Con la sentenza n. 6519/2020 (sotto allegata) la Cassazione rigetta il ricorso di un marito obbligato in sede d’appello a versare alla moglie l’assegno mensile di 1600 euro. Come osservato correttamente dal giudice di seconde cure occorre discostarsi dal superato criterio del tenore di vita, come affermato dalla Cassazione n. 11504/2017, senza dimenticare però la funzione perequativa, assistenziale e compensativa dell’assegno di divorzio, il quale non può non considerare l’età del coniuge richiedente, la sua effettiva possibilità di riprendere a lavorare, i sacrifici fatti per la famiglia e il contributo alla formazione del patrimonio famigliare con il lavoro fuori casa e casalingo.
La Cassazione con la sentenza n. 6519/2020 rigetta il ricorso, ritenendo tutte le prime sei doglianze sollevate inammissibili perché finalizzate a ottenere un giudizio sostitutivo rispetto a quello di merito, che si è concluso con una motivazione congrua e adeguata, che si sottrae quindi alle critiche del ricorrente.
Per quanto riguarda il settimo e ottavo motivo del ricorso, in cui il ricorrente lamenta il discostamento dai parametri sanciti dalla sentenza n. 11504/2017, che ha abbandonato il tenore di vita nella determinazione dell’assegno di divorzio, la Cassazione fa presente che la successiva SU n. 18287/2018 è intervenuta per dare una diversa lettura all’assegno di divorzio più coerente con il quadro costituzionale.
Da qui l’adozione del parametro perequativo-compensativo che discende dal principio di solidarietà e che deve tenere conto delle condizioni reddituali e patrimoniali di entrambi e del raggiungimento di un livello di reddito adeguato al contributo fornito alla realizzazione della vita familiare, senza ignorare le aspettative professionali sacrificate, in considerazione dell’età del richiedente e della durata del matrimonio.
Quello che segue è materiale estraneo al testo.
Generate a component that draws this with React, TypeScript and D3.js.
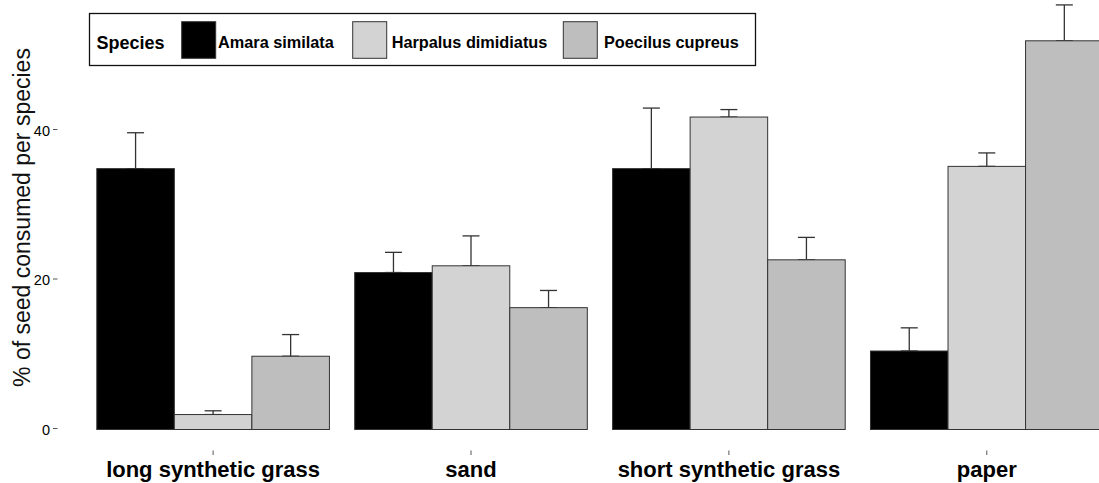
import React, {useEffect, useRef} from "react";
import * as d3 from "d3";

const surfaces = ["long synthetic grass", "sand", "short synthetic grass", "paper"];
const species = ["Amara similata", "Harpalus dimidiatus", "Poecilus cupreus"];
const speciesColors = ["#000000", "#d3d3d3", "#bebebe"];

// mean % consumed, per surface, in species order
const meanValues = [
    [34.9, 2.0, 9.8],
    [21.0, 21.9, 16.3],
    [34.9, 41.8, 22.7],
    [10.5, 35.2, 52.0],
];
// upper end of the error bar
const upperValues = [
    [39.7, 2.5, 12.7],
    [23.7, 25.9, 18.6],
    [43.0, 42.8, 25.7],
    [13.6, 37.0, 56.8],
];
const yTicks = [0, 20, 40];

const FONT = "'Liberation Sans', Arial, Helvetica, sans-serif";

function App() {
    const svgRef = useRef<SVGSVGElement>(null);
    const width = 1099;
    const height = 483;

    useEffect(() => {
        const svg = d3.select(svgRef.current);
        svg.selectAll("*").remove();

        const xScale = d3.scaleBand()
            .domain(surfaces)
            .range([96.8, 1103.1])
            .paddingInner(0.098)
            .paddingOuter(0);

        const inner = d3.scaleBand()
            .domain(species)
            .range([0, xScale.bandwidth()])
            .padding(0);

        const yScale = d3.scaleLinear()
            .domain([0, 40])
            .range([429.5, 130.5]);

        const colorScale = d3.scaleOrdinal<string, string>()
            .domain(species)
            .range(speciesColors);

        // bars + error bars
        surfaces.forEach((surf, gi) => {
            const g = svg.append("g").attr("transform", `translate(${xScale(surf)},0)`);
            species.forEach((sp, si) => {
                const x0 = inner(sp)!;
                const v = meanValues[gi][si];
                const up = upperValues[gi][si];
                const cx = x0 + inner.bandwidth() / 2;

                g.append("line")
                    .attr("x1", cx).attr("x2", cx)
                    .attr("y1", yScale(v)).attr("y2", yScale(up))
                    .attr("stroke", "#333").attr("stroke-width", 1.3);
                [v, up].forEach(end => {
                    g.append("line")
                        .attr("x1", cx - 8.5).attr("x2", cx + 8.5)
                        .attr("y1", yScale(end)).attr("y2", yScale(end))
                        .attr("stroke", "#333").attr("stroke-width", 1.3);
                });

                g.append("rect")
                    .attr("x", x0)
                    .attr("y", yScale(v))
                    .attr("width", inner.bandwidth())
                    .attr("height", yScale(0) - yScale(v))
                    .attr("fill", colorScale(sp))
                    .attr("stroke", "#333")
                    .attr("stroke-width", 1);
            });

            // category tick + label
            const mid = xScale.bandwidth() / 2;
            g.append("line")
                .attr("x1", mid).attr("x2", mid)
                .attr("y1", 450.5).attr("y2", 455)
                .attr("stroke", "#555").attr("stroke-width", 1);
            g.append("text")
                .attr("x", mid)
                .attr("y", 477)
                .attr("text-anchor", "middle")
                .attr("font-family", FONT)
                .attr("font-weight", "bold")
                .attr("font-size", "22px")
                .text(surf);
        });

        // y axis: labels and small ticks, no axis line
        const yAxis = svg.append("g");
        yTicks.forEach(t => {
            yAxis.append("text")
                .attr("x", 50)
                .attr("y", yScale(t))
                .attr("dy", "0.35em")
                .attr("text-anchor", "end")
                .attr("font-family", FONT)
                .attr("font-size", "14.5px")
                .text(t);
            yAxis.append("line")
                .attr("x1", 53).attr("x2", 57.5)
                .attr("y1", yScale(t) - 1).attr("y2", yScale(t) - 1)
                .attr("stroke", "#555").attr("stroke-width", 1);
        });

        svg.append("text")
            .attr("transform", "translate(30,217.5) rotate(-90)")
            .attr("text-anchor", "middle")
            .attr("font-family", FONT)
            .attr("font-size", "23px")
            .attr("fill", "#111")
            .text("% of seed consumed per species");

        // legend
        const legend = svg.append("g");
        legend.append("rect")
            .attr("x", 89.5).attr("y", 13.5)
            .attr("width", 666).attr("height", 52)
            .attr("fill", "white")
            .attr("stroke", "#111")
            .attr("stroke-width", 1.3);
        legend.append("text")
            .attr("x", 96.5).attr("y", 49)
            .attr("font-family", FONT)
            .attr("font-weight", "bold")
            .attr("font-size", "18px")
            .text("Species");

        const squareX = [181.7, 352.7, 563.3];
        const labelX = [218, 391.7, 604];
        species.forEach((sp, i) => {
            legend.append("rect")
                .attr("x", squareX[i]).attr("y", 21.7)
                .attr("width", 34).attr("height", 36.6)
                .attr("fill", colorScale(sp))
                .attr("stroke", "#333")
                .attr("stroke-width", 1);
            legend.append("text")
                .attr("x", labelX[i]).attr("y", 48)
                .attr("font-family", FONT)
                .attr("font-weight", "bold")
                .attr("font-size", "16.3px")
                .text(sp);
        });
    }, []);

    return (
        <svg
            ref={svgRef}
            width={width}
            height={height}
            style={{position: "absolute", left: 0, top: 0, background: "white"}}
        ></svg>
    );
}

export default App;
Da qui l’affermazione, relativa all’art. 5 della legge n. 898/1970, del principio secondo cui “il riconoscimento dell’assegno di divorzio, cui deve attribuirsi una funzione assistenziale ed in pari misura compensativa e perequativa, richiede l’accertamento dell’inadeguatezza dei mezzi o comunque dell’impossibilità di procurarseli per ragioni oggettive, attraverso l’applicazione dei criteri di cui alla prima parte della norma i quali costituiscono il parametro di cui si deve tenere conto per la relativa attribuzione e determinazione, ed in particolare, alla luce della valutazione comparativa delle condizioni economico patrimoniali delle parti, in considerazione del contributo fornito dal richiedente alla conduzione della vita familiare e alla formazione del patrimonio comune e personale di ciascuno degli ex coniugi, in relazione alla durata del matrimonio e all’età dell’avente diritto.”
Al richiedente si tenderà a riconoscere, in virtù di detto principio, un importo in grado di garantirgli una vita dignitosa e autonoma, che gli riconosca il sacrificio e quanto fatto durante il matrimonio. Proprio da questa logica si è mossa la decisione della Corte d’Appello. Essa ha abbandonato il criterio del tenore di vita, stante l’intolleranza di rendite parassitarie in presenza della giovane età del richiedente e della sua acclarata capacità lavorativa, per abbracciare un indirizzo che evita di punire il coniuge più debole economicamente, che è stato sposato per lungo tempo, che ha dedicato il proprio tempo alla famiglia, aumentandone le risorse economiche comuni con il lavoro dentro e fuori casa. Una valutazione di questo tipo è sicuramente la più aderente alla realtà del caso concreto.